Good luck with your quest...


----------



## joen_cph (Jan 17, 2010)

Hi,

did you try using the google picures function ?

Among the "Reiner - Zarathustra" results, 
a cover similar to your description comes up, cf.

http://store.acousticsounds.com

Joen


----------



## xristy (Sep 9, 2010)

joen_cph: you are right about the cover being similar to my description. Thank you for pointing out the utility of images.google.com for the task. I was being slow. In any event using google I was able to identify precisely the album cover: JMCXR-0011 - Also Sprach Zarathustra Fritz Reiner/Chicago Symphony. Not really similar to my verbal description but once I saw it I knew it.
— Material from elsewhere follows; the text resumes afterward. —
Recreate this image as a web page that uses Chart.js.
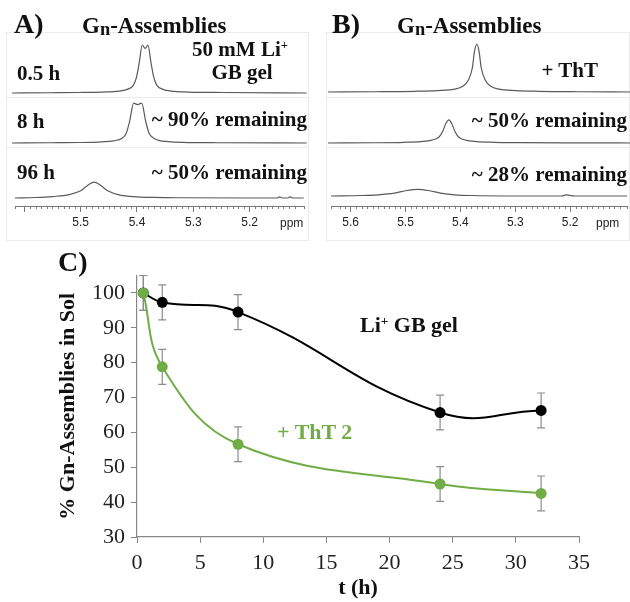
<!DOCTYPE html>
<html>
<head>
<meta charset="utf-8">
<title>Gn-Assemblies in Sol</title>
<style>
    body { margin: 0; background: #fff; }
    #fig { position: relative; width: 630px; height: 602px; overflow: hidden; }
    #fig canvas { position: absolute; }
    .lab { position: absolute; font-family: "Liberation Serif", serif; font-weight: bold; line-height: 1; white-space: nowrap; color: #111; }
    .ppm { position: absolute; font-family: "Liberation Sans", sans-serif; font-size: 12px; line-height: 1; color: #222; }
    .box { position: absolute; border: 1px solid #ebebeb; box-sizing: border-box; }
    .sep { position: absolute; height: 0; border-top: 1px solid #ebebeb; }
    .sub { font-size: 0.8em; position: relative; top: 0.12em; }
    .sup { font-size: 0.6em; position: relative; top: -0.55em; }
</style>
<script src="https://cdn.jsdelivr.net/npm/chart.js"></script>
</head>
<body>
<div id="fig">
    <!-- panel frames -->
    <div class="box" style="left:6px; top:32px; width:303px; height:209px;"></div>
    <div class="sep" style="left:6px; top:97px; width:303px;"></div>
    <div class="sep" style="left:6px; top:147px; width:303px;"></div>
    <div class="box" style="left:326px; top:32px; width:304px; height:209px;"></div>
    <div class="sep" style="left:326px; top:97px; width:304px;"></div>
    <div class="sep" style="left:326px; top:147px; width:304px;"></div>

    <canvas id="a1" width="295" height="65" style="left:12px; top:32px;"></canvas>
    <canvas id="a2" width="295" height="50" style="left:12px; top:97px;"></canvas>
    <canvas id="a3" width="295" height="85" style="left:12px; top:147px;"></canvas>
    <canvas id="b1" width="302" height="65" style="left:328px; top:32px;"></canvas>
    <canvas id="b2" width="302" height="50" style="left:328px; top:97px;"></canvas>
    <canvas id="b3" width="302" height="85" style="left:328px; top:147px;"></canvas>
    <canvas id="chartC" width="630" height="372" style="left:0; top:230px;"></canvas>

    <!-- panel A text -->
    <div class="lab" style="left:14px; top:10px; font-size:28px;">A)</div>
    <div class="lab" style="left:82px; top:14px; font-size:23px;">G<span class="sub">n</span>-Assemblies</div>
    <div class="lab" style="left:180px; top:39px; width:120px; text-align:center; font-size:21px;">50 mM Li<span class="sup">+</span></div>
    <div class="lab" style="left:182px; top:62px; width:120px; text-align:center; font-size:21px;">GB gel</div>
    <div class="lab" style="left:17px; top:63px; font-size:21px;">0.5 h</div>
    <div class="lab" style="left:17px; top:111px; font-size:21px;">8 h</div>
    <div class="lab" style="right:323px; top:109px; font-size:21px;">~ 90% remaining</div>
    <div class="lab" style="left:17px; top:162px; font-size:21px;">96 h</div>
    <div class="lab" style="right:323px; top:162px; font-size:21px;">~ 50% remaining</div>
    <div class="ppm" style="left:280px; top:217px;">ppm</div>

    <!-- panel B text -->
    <div class="lab" style="left:332px; top:10px; font-size:28px;">B)</div>
    <div class="lab" style="left:397px; top:14px; font-size:23px;">G<span class="sub">n</span>-Assemblies</div>
    <div class="lab" style="right:32px; top:60px; font-size:21px;">+ ThT</div>
    <div class="lab" style="right:3px; top:110px; font-size:21px;">~ 50% remaining</div>
    <div class="lab" style="right:3px; top:164px; font-size:21px;">~ 28% remaining</div>
    <div class="ppm" style="left:596px; top:217px;">ppm</div>

    <!-- panel C text -->
    <div class="lab" style="left:58px; top:248px; font-size:28px;">C)</div>
    <div class="lab" style="left:360px; top:314px; font-size:22px;">Li<span class="sup">+</span> GB gel</div>
    <div class="lab" style="left:277px; top:421px; font-size:22px; color:#70ad47;">+ ThT 2</div>
</div>

<script>
    // ---- panel C data ----
    const hours = [0.5, 2, 8, 24, 32];
    const liGel = [100, 97.3, 94.5, 65.7, 66.3];
    const liGelErr = [5, 5, 5, 5, 5];
    const tht = [100, 78.8, 56.6, 45.2, 42.5];
    const thtErr = [5, 5, 5, 5, 5];
    const yTicks = [30, 40, 50, 60, 70, 80, 90, 100];
    const xTicks = [0, 5, 10, 15, 20, 25, 30, 35];

    // ---- NMR traces (ppm, relative intensity) ----
    const ppmA1 = [5.617, 5.55, 5.50, 5.46, 5.43, 5.415, 5.405, 5.40, 5.395, 5.39, 5.385, 5.38, 5.375, 5.37, 5.365, 5.355, 5.34, 5.31, 5.25, 5.104];
    const intA1 = [0, 0.005, 0.01, 0.02, 0.04, 0.08, 0.17, 0.33, 0.65, 1.0, 0.93, 1.0, 0.65, 0.33, 0.17, 0.08, 0.04, 0.02, 0.01, 0];
    const ppmA2 = [5.617, 5.55, 5.50, 5.46, 5.44, 5.425, 5.418, 5.412, 5.405, 5.398, 5.391, 5.384, 5.378, 5.37, 5.36, 5.345, 5.32, 5.26, 5.104];
    const intA2 = [0, 0.005, 0.01, 0.025, 0.045, 0.1, 0.2, 0.45, 0.83, 0.8, 0.83, 0.45, 0.2, 0.1, 0.05, 0.03, 0.015, 0.005, 0];
    const ppmA3 = [5.617, 5.58, 5.55, 5.52, 5.50, 5.49, 5.476, 5.462, 5.452, 5.43, 5.40, 5.37, 5.32, 5.20, 5.152, 5.147, 5.142, 5.133, 5.128, 5.123, 5.104];
    const intA3 = [0, 0.01, 0.03, 0.07, 0.15, 0.24, 0.33, 0.24, 0.15, 0.06, 0.025, 0.012, 0.005, 0, 0, 0.025, 0, 0, 0.025, 0, 0];
    const ppmB1 = [5.636, 5.55, 5.48, 5.44, 5.41, 5.395, 5.385, 5.378, 5.374, 5.37, 5.366, 5.362, 5.355, 5.345, 5.33, 5.30, 5.26, 5.19, 5.096];
    const intB1 = [0, 0.005, 0.015, 0.03, 0.06, 0.12, 0.25, 0.5, 0.85, 1.0, 0.85, 0.5, 0.25, 0.12, 0.06, 0.03, 0.015, 0.005, 0];
    const ppmB2 = [5.636, 5.55, 5.50, 5.47, 5.45, 5.437, 5.431, 5.425, 5.42, 5.415, 5.409, 5.403, 5.39, 5.37, 5.34, 5.29, 5.20, 5.096];
    const intB2 = [0, 0.005, 0.015, 0.03, 0.06, 0.13, 0.24, 0.41, 0.48, 0.41, 0.24, 0.13, 0.06, 0.03, 0.015, 0.008, 0.003, 0];
    const ppmB3 = [5.636, 5.58, 5.55, 5.52, 5.50, 5.478, 5.456, 5.436, 5.41, 5.38, 5.30, 5.215, 5.207, 5.20, 5.192, 5.096];
    const intB3 = [0, 0.01, 0.025, 0.06, 0.11, 0.14, 0.11, 0.06, 0.025, 0.01, 0, 0, 0.025, 0.01, 0, 0];

    const rangeA = [5.1035, 5.6165];
    const rangeB = [5.0964, 5.6357];
    const ppmLabelsA = ['5.5', '5.4', '5.3', '5.2'];
    const ppmLabelsB = ['5.6', '5.5', '5.4', '5.3', '5.2'];

    const GREEN = '#70ad47';
    const PX_PER_UNIT = 48;
    const AXIS_Y = 206;

    function isMajor(v) {
        return Math.abs(v * 10 - Math.round(v * 10)) < 1e-6;
    }

    const minorTicks = {
        id: 'minorTicks',
        afterDraw(chart) {
            const sc = chart.scales.x, ctx = chart.ctx;
            ctx.save();
            ctx.strokeStyle = '#777';
            ctx.lineWidth = 1;
            sc.ticks.forEach(t => {
                if (isMajor(t.value)) return;
                const px = Math.round(sc.getPixelForValue(t.value)) + 0.5;
                ctx.beginPath();
                ctx.moveTo(px, sc.top);
                ctx.lineTo(px, sc.top + 3);
                ctx.stroke();
            });
            ctx.restore();
        }
    };

    function trace(id, ppm, inten, range, top, height, base, labels) {
        const withAxis = !!labels;
        const bottom = withAxis ? AXIS_Y : top + height;
        new Chart(document.getElementById(id), {
            type: 'line',
            data: {
                datasets: [{
                    data: ppm.map((p, i) => ({ x: p, y: inten[i] })),
                    borderColor: '#5a5a5a',
                    borderWidth: 1.2,
                    pointRadius: 0,
                    cubicInterpolationMode: 'monotone',
                    fill: false
                }]
            },
            options: {
                responsive: false,
                animation: false,
                events: [],
                layout: { padding: 0 },
                plugins: { legend: { display: false }, tooltip: { enabled: false } },
                scales: {
                    x: {
                        type: 'linear',
                        reverse: true,
                        min: range[0],
                        max: range[1],
                        display: withAxis,
                        afterFit: s => { s.height = top + height - AXIS_Y; },
                        grid: {
                            drawOnChartArea: false,
                            tickLength: 6,
                            tickColor: c => (c.tick && isMajor(c.tick.value)) ? '#777' : 'rgba(0,0,0,0)'
                        },
                        border: { color: '#777', width: 1 },
                        ticks: {
                            stepSize: 0.01,
                            autoSkip: false,
                            maxRotation: 0,
                            padding: 3,
                            color: '#222',
                            font: { family: 'Liberation Sans', size: 12 },
                            callback: v => (isMajor(v) && labels && labels.includes(v.toFixed(1))) ? v.toFixed(1) : ''
                        }
                    },
                    y: {
                        display: false,
                        min: -(bottom - base) / PX_PER_UNIT,
                        max: (base - top) / PX_PER_UNIT
                    }
                }
            },
            plugins: withAxis ? [minorTicks] : []
        });
    }

    trace('a1', ppmA1, intA1, rangeA, 32, 65, 93, null);
    trace('a2', ppmA2, intA2, rangeA, 97, 50, 143, null);
    trace('a3', ppmA3, intA3, rangeA, 147, 85, 198, ppmLabelsA);
    trace('b1', ppmB1, intB1, rangeB, 32, 65, 92, null);
    trace('b2', ppmB2, intB2, rangeB, 97, 50, 143, null);
    trace('b3', ppmB3, intB3, rangeB, 147, 85, 196, ppmLabelsB);

    // error bars drawn from each dataset's errors array
    const errorBars = {
        id: 'errorBars',
        beforeDatasetsDraw(chart) {
            const { ctx, scales: { x, y } } = chart;
            ctx.save();
            ctx.strokeStyle = '#8c8c8c';
            ctx.lineWidth = 1.2;
            chart.data.datasets.forEach(ds => {
                ds.data.forEach((pt, i) => {
                    const e = ds.errors[i];
                    const px = x.getPixelForValue(pt.x);
                    const yTop = y.getPixelForValue(pt.y + e);
                    const yBot = y.getPixelForValue(pt.y - e);
                    ctx.beginPath();
                    ctx.moveTo(px, yTop); ctx.lineTo(px, yBot);
                    ctx.moveTo(px - 4, yTop); ctx.lineTo(px + 4, yTop);
                    ctx.moveTo(px - 4, yBot); ctx.lineTo(px + 4, yBot);
                    ctx.stroke();
                });
            });
            ctx.restore();
        }
    };

    const serif = 'Liberation Serif';

    new Chart(document.getElementById('chartC'), {
        type: 'scatter',
        data: {
            datasets: [
                {
                    label: '+ ThT 2',
                    data: hours.map((h, i) => ({ x: h, y: tht[i] })),
                    errors: thtErr,
                    showLine: true,
                    tension: 0.4,
                    borderColor: GREEN,
                    backgroundColor: GREEN,
                    borderWidth: 2,
                    pointRadius: 5.5,
                    pointBorderWidth: 0
                },
                {
                    label: 'Li+ GB gel',
                    data: hours.map((h, i) => ({ x: h, y: liGel[i] })),
                    errors: liGelErr,
                    showLine: true,
                    tension: 0.45,
                    borderColor: '#000',
                    backgroundColor: '#000',
                    borderWidth: 2,
                    pointRadius: 5.5,
                    pointBorderWidth: 0
                }
            ]
        },
        options: {
            responsive: false,
            animation: false,
            events: [],
            layout: { padding: { top: 45.5, right: 51, left: 0, bottom: 0 } },
            plugins: { legend: { display: false }, tooltip: { enabled: false } },
            scales: {
                x: {
                    type: 'linear',
                    min: 0,
                    max: 35,
                    afterBuildTicks: s => { s.ticks = xTicks.map(v => ({ value: v })); },
                    afterFit: s => { s.height = 65; },
                    grid: { drawOnChartArea: false, tickLength: 6, color: '#888' },
                    border: { color: '#888', width: 1.2 },
                    ticks: { padding: 7, color: '#222', font: { family: serif, size: 22 } },
                    title: {
                        display: true,
                        text: 't (h)',
                        color: '#111',
                        padding: { top: 0, bottom: 0 },
                        font: { family: serif, size: 22, weight: 'bold' }
                    }
                },
                y: {
                    min: 30,
                    max: 105,
                    afterBuildTicks: s => { s.ticks = yTicks.map(v => ({ value: v })); },
                    afterFit: s => { s.width = 137; },
                    grid: { drawOnChartArea: false, tickLength: 6, color: '#888' },
                    border: { color: '#888', width: 1.2 },
                    ticks: { padding: 6, color: '#222', font: { family: serif, size: 22 } },
                    title: {
                        display: true,
                        text: '% Gn-Assemblies in Sol',
                        color: '#111',
                        padding: { top: 55, bottom: 0 },
                        font: { family: serif, size: 22, weight: 'bold' }
                    }
                }
            }
        },
        plugins: [errorBars]
    });
</script>
</body>
</html>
chiTown_philly: Thank you for the reply. I listened and both the recordings are the same. The recording that I link to above has a track time of 1:51 for Sunrise versus 1:30 for the two in my original post. The note at the link site says that the recording was made in 1954 and remade by engineers Layton and Mohr in 1962. I remember getting this on vinyl in 1970/1 as an example of an extreme test of high-end audio equipment. The thing that has always struck me about the performance is the way the triangle at the crescendo is nestled in the surrounding sound - something I have never heard on any other recording.

Thank you all.


----------